The General Textile Strike of 1934 directed by the United Textile Workers of America was the largest strike in American history - nearly 500,000 workers walked off the job.

The strike began on Labor Day, 1934. Textile workers felt President Roosevelt and the law was on their side, but when the strike finally ended on September 22, the workers had been completely defeated.

Georgia was among the national leaders in the manufacturing of cotton textiles. It was the largest industry in the state, employing over 60,000 people, and Eugene Talmadge, Georgia's flamboyant governor, was to play a dramatic and pivotal role in the strike.

The primary election to determine if Talmadge would  win a second two-year term as governor fell on September 12, right in the middle of the General Strike.

Throughout the campaign, and especially during the time the strike was actually going on, Talmadge made an extremely emotional appeal to the state's cotton mill workers. In a well-publicized promise to the unions, he said, "I will never use the troops to break up a strike."

As soon as his re-election was assured, however, Talmadge committed an act of almost unbelievable treachery. 

On the very night of the primary election, responding to a bribe from the mill owners, the Governor broke his promise and called out Georgia's entire 4,000 man National Guard.

The troops were ordered to "arrest the picketers and get the mills back in operation." An incredible display of brutality followed as thousands of Georgia's already oppressed mill workers were beaten, bayoneted, and rounded up into detention camps where they were held without charge under military law.

With action that revealed careful planning, union strike leaders were arrested simultaneously all across the state and were not allowed to communicate with anyone.

Theodore Forbes, executive secretary of the Cotton Manufacturing Association of Georgia, commented, "Talmadge is the best Governor this state ever had; he broke the strike for us."

The strike had been an unmitigated disaster for Georgia's textile workers. Few strikers and no union men were rehired as called for in the agreement terminating the strike. Four men were dead and the state labor organization was in shambles.

The strike ended with militiamen brutally beating a fifth worker to death in front of his family when he moved too slowly when ordered from the Callaway Mill property. 

Early problems

Production in cotton mills soared during World War I due to the demand for military supplies, but once the war ended demand dropped sharply.

Competition from textile centers in other parts of the world cut into Southern manufacturers' share of international markets.

Even the 1920s fashions of shorter skirts made of less material reduced sales.
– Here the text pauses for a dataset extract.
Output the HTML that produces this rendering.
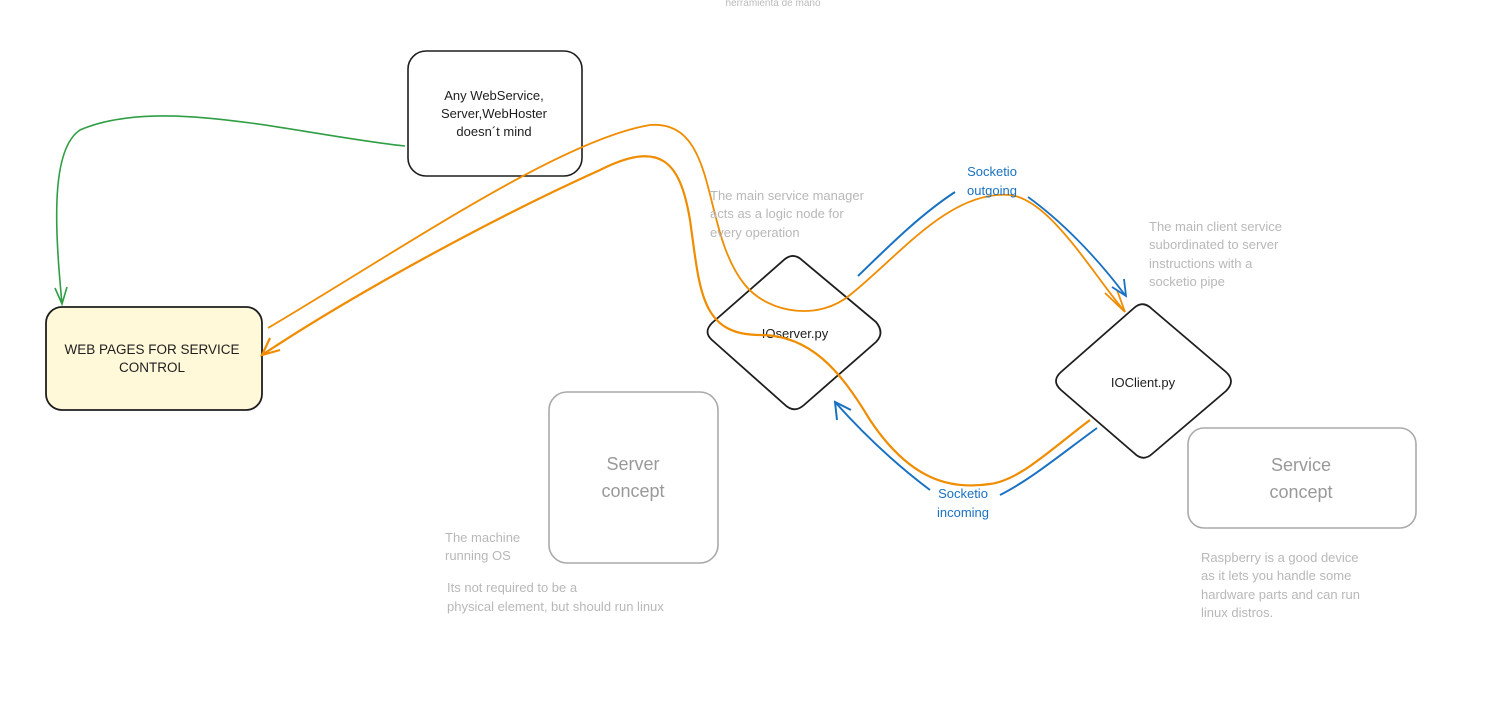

Owners cut costs by reducing wages, operating mills around the clock, and making their employees work harder for their pay. 

In the 1920s, mill owners also tried to increase efficiency by eliminating wasted time and resources from mill operations. They added faster equipment and fired some of their employees. They installed counting devices to keep track of employee production, and adopted the techniques of scientific management made famous by the time-and-motion studies of Frederick W. Taylor.

Manufacturers worked to find ways of getting more work from each employee. They also tied wages to rates of production that only the most skilled hands could match. Under this system, some employees could make a little extra, but most made less and worked harder to get it.

Millhands running multiple fast-moving machines found factory work increasingly strenuous. They called these attempts at increased efficiency the "stretch out" and became frustrated at the difficulties they faced in meeting their quotas.

By 1929, workers’ anger and dissatisfaction spilled into public unrest. The breakdown of a tacit
social contract that permitted workers a measure of dignity and autonomy in the village and on the shop floor was threatened, and a rising generation of southern millhands rediscovered and sharpened the weapons of collective resistance forged a decade before.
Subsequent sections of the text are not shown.